T. C. Boyle - Drop City
Überzeugte und weniger überzeugte (Spät-)Hippies versammeln sich in diesem Roman von Boyle, die sich - ihrer zwischen Drogen, Sex und Katerstimmung dahinplätschernden Existenz im sonnigen Kalifornien beraubt - ausgerechnet nach Alaska aufmachen, um dort dem Traum der großen Hippie-Familie erneut nachzujagen.
Boyle nimmt sich des Themas glücklicherweise auf durchaus kritisch-ironische Weise an, wobei andererseits manche dramatischen Elemente der Handlung etwas gewollt wirken. In jedem Fall ein unterhaltsames Buch für den an den 60ern und 70ern interessierten Leser.
Bruce Chatwin - Traumpfade
Eine Art philosophischer Reisebericht aus Australien, mit dem uns Chatwin nichts Geringeres nahebringen will als seine These, dass der Mensch eigentlich zum Nomadendasein geboren und Sesshaftigkeit eher schädlich sei.
Sehr amüsant und auch durchaus kurzweilig zu lesen, wobei das Buch formal gesehen doch arg zerfleddert wirkt.
Jorge Luis Borges - Erzählungen
Borges ist einer der Pioniere der literarischen Postmoderne und hat bei all den komplizierten literarischen und geistesgeschichtlichen Hintergründen seiner Erzählungen doch nie die essenziellen ökonomischen Regeln vergessen, die Poe damals für Kurzgeschichten aufgestellt hat.
Wer also einen Sinn für eine Mischung aus Kafka und Berkeley einerseits und Conan Doyle und Agatha Christie andererseits hat, dem sei Borges wärmstens empfohlen.

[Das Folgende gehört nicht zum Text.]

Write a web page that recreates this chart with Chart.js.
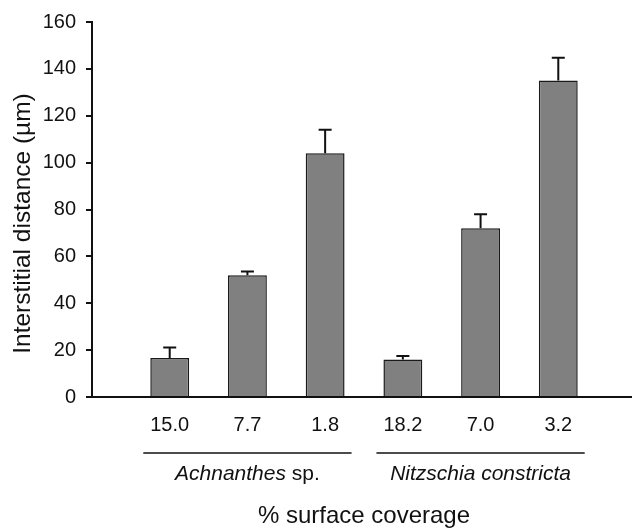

Louis Begley - Lügen in Zeiten des Krieges
Aus der Sicht eines Jungen werden der Einfall der Deutschen in Polen und die Shoa geschildert. Nach einem Kapitel, in dem die weitgehend idyllische Kindheit des Ich-Erzählers geschildert wird, bricht buchstäblich die Hölle über ihn und seine Familie herein.
Man kann sich als Leser der kindlich-nüchternen Perspektive des Ich-Erzählers kaum entziehen, und das Grauen wird gerade so besonders eindrücklich (literarisch) erfahrbar. Die Abschnitte, in denen es um das Dante'sche Inferno geht, dienen einerseits dem Bemühen um Distanzierung, andererseits wird aber gerade dadurch die grausame Realität der Ereignisse in ihrer Unvergleichlichkeit betont.
Sándor Márai - Das Vermächtnis der Eszter
Wie bei "Die Glut", mit dem der Autor (lange nach seinem Tode) in Deutschland erfolgreich war, handelt es sich auch hier um einen Roman, der von Menschen handelt, die fast bis zur Paralyse von der Vergangenheit bestimmt sind.
Im Falle der Eszter fand ich jedoch Konstruktion und Durchführung weitaus weniger gelungen als bei der "Glut"; bei all den schönen Details bleibt die Titel gebende Dame psychologisch blass bis unglaubwürdig, was dem Roman natürlich nicht gerade zugute kommt.